### Job
Copy exactly, and only, the lines starting at the line with "Emit a component" and ending at the line with "import * as". Leave every picture out of the copy.

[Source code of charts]
···

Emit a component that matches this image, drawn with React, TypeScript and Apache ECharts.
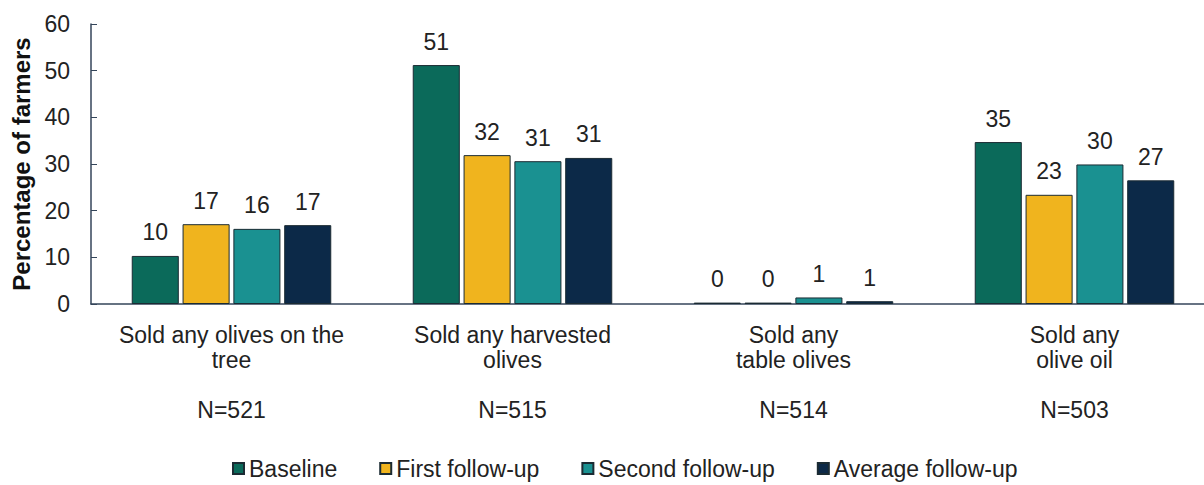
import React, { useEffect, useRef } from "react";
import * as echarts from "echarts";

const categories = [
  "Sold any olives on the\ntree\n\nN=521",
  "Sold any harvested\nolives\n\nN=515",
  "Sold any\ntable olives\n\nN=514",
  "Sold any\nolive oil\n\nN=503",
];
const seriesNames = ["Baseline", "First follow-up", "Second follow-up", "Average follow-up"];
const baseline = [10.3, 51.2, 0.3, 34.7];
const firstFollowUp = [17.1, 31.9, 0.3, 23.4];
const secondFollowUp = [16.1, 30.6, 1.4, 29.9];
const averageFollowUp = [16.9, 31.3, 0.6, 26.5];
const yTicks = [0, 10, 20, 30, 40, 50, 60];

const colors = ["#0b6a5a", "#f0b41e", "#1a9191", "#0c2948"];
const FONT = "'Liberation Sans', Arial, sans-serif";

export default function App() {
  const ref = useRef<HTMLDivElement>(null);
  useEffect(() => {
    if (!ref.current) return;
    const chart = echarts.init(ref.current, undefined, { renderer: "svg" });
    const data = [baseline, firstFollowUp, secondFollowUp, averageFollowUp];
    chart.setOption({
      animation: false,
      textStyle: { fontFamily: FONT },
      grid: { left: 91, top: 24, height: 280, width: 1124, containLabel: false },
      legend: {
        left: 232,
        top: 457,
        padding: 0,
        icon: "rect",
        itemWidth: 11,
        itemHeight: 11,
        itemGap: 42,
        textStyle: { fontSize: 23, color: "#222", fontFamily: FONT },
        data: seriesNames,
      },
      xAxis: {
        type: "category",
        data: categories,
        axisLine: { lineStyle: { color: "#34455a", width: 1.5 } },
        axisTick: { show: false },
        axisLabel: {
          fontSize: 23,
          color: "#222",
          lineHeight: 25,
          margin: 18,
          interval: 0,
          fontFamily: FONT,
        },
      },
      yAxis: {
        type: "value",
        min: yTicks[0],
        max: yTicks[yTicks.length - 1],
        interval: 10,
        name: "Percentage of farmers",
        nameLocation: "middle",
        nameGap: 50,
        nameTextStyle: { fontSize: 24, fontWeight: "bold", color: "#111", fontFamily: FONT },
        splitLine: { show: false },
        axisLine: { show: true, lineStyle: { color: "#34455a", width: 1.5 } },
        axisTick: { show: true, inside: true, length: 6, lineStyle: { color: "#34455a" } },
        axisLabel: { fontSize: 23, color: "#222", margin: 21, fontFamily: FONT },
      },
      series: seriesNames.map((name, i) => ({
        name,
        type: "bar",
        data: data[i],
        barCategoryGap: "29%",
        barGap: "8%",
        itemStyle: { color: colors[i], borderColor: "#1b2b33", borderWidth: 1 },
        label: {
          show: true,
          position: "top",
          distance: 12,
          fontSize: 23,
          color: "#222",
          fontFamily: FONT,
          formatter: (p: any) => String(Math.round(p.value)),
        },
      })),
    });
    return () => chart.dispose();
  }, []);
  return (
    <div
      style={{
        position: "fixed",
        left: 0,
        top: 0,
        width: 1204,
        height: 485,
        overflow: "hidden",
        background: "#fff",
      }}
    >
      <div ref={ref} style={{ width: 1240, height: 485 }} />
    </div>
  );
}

···

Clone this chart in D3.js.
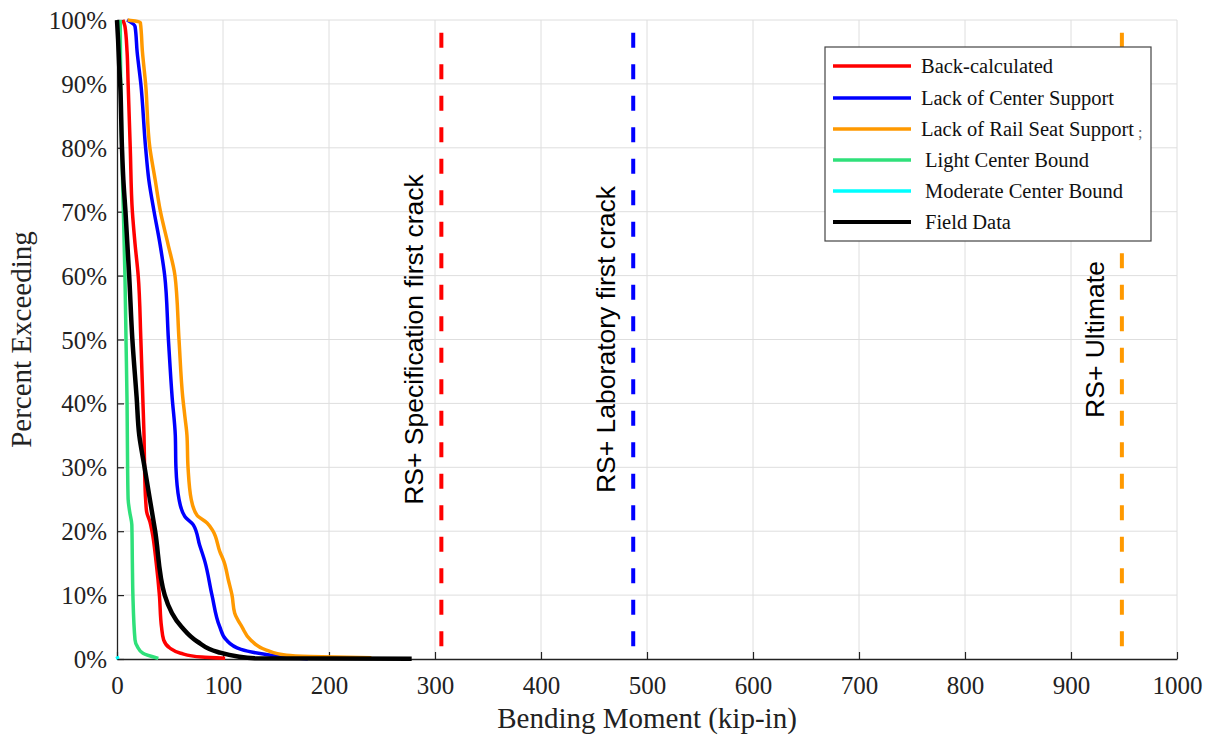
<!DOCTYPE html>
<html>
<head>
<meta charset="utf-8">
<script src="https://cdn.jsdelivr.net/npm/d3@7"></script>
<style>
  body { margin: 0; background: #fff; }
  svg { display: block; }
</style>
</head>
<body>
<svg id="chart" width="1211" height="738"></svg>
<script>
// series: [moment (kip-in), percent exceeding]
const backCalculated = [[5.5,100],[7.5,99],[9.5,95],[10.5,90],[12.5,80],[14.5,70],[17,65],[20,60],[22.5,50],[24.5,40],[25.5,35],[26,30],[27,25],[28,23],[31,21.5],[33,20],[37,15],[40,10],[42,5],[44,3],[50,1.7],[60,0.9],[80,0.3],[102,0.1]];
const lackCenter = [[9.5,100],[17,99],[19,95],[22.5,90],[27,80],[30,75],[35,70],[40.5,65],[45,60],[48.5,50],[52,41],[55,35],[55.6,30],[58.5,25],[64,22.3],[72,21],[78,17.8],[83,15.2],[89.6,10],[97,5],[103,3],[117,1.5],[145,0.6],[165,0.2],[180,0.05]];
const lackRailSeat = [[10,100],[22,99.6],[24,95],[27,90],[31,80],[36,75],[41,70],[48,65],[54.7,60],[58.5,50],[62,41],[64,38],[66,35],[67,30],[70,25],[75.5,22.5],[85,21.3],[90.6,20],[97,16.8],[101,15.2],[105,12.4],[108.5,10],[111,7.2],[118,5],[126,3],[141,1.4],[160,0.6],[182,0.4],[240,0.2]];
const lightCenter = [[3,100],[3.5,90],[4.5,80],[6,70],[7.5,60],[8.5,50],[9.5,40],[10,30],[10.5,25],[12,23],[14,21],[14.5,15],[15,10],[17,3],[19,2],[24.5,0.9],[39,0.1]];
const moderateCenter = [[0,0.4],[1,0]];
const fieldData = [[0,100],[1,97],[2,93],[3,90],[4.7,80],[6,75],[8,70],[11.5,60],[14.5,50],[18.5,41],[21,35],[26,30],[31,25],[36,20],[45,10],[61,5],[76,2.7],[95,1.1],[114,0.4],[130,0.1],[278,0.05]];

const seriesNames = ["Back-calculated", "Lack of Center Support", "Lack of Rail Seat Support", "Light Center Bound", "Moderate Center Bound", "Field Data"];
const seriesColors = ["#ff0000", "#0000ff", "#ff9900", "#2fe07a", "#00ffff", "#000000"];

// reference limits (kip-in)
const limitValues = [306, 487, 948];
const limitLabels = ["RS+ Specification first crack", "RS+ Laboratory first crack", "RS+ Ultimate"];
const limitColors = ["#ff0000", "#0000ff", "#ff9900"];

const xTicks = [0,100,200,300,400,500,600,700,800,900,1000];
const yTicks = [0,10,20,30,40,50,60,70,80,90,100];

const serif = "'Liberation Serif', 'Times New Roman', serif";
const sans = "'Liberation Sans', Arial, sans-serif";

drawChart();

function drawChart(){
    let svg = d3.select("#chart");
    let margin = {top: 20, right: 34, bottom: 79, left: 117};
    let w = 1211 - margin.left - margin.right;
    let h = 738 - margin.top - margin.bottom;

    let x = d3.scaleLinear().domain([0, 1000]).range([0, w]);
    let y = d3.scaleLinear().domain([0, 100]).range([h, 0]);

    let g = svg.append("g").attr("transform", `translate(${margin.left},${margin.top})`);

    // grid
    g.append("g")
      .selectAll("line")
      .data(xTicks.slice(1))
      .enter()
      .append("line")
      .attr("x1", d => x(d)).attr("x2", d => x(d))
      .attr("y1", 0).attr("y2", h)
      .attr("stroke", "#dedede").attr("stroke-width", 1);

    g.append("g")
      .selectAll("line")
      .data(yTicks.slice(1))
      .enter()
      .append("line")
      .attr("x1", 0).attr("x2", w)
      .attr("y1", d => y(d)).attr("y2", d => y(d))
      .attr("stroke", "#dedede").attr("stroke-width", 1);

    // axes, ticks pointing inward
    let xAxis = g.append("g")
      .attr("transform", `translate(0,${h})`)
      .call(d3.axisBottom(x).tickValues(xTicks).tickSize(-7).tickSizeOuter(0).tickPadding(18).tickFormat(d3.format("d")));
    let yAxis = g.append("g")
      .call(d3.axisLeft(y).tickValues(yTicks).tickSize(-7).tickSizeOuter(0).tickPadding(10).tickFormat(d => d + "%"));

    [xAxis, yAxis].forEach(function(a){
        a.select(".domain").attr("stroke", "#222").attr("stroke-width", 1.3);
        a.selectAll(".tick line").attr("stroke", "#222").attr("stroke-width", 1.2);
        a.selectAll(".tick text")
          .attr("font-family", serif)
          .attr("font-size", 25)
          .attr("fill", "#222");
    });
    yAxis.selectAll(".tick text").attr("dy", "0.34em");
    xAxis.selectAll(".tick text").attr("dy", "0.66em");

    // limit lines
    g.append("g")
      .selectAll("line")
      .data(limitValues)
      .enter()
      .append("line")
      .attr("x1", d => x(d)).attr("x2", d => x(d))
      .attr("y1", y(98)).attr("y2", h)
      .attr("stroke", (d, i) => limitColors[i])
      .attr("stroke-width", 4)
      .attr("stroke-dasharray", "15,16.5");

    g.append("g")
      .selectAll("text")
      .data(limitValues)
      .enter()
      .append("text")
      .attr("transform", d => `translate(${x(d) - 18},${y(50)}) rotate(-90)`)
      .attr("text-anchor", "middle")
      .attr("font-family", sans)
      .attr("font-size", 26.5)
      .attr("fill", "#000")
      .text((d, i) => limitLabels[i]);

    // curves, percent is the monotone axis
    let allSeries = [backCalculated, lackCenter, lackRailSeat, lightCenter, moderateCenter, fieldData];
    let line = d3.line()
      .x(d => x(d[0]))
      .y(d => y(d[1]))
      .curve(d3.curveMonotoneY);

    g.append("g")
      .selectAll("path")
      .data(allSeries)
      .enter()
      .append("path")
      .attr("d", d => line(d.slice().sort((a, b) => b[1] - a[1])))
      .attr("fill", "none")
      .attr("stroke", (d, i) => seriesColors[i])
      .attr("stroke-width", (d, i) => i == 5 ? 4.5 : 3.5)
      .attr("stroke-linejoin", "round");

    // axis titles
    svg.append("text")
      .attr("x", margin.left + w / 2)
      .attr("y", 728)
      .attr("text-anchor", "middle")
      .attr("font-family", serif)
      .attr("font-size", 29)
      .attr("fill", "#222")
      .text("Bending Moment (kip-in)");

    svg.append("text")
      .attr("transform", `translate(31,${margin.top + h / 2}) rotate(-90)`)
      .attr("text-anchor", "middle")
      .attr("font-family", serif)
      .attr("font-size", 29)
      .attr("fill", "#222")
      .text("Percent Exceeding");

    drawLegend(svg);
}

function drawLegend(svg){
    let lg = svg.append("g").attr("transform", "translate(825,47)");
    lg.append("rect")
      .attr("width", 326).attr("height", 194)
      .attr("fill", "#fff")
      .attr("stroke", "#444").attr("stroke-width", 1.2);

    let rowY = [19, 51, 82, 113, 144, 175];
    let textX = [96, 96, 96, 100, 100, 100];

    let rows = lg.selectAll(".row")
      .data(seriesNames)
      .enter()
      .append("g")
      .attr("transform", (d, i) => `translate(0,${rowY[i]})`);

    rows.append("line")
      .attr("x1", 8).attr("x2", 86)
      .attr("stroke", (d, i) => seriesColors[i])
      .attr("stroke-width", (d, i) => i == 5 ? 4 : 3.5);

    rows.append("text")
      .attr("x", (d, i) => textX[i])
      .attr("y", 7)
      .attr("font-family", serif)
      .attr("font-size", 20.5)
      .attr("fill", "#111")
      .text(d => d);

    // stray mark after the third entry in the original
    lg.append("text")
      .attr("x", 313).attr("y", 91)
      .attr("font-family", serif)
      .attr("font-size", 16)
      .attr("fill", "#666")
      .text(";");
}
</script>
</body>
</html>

···

### Exercise result
Emit a component that matches this image, drawn with React, TypeScript and Apache ECharts.
import React, { useEffect, useRef } from "react";
import * as echarts from "echarts";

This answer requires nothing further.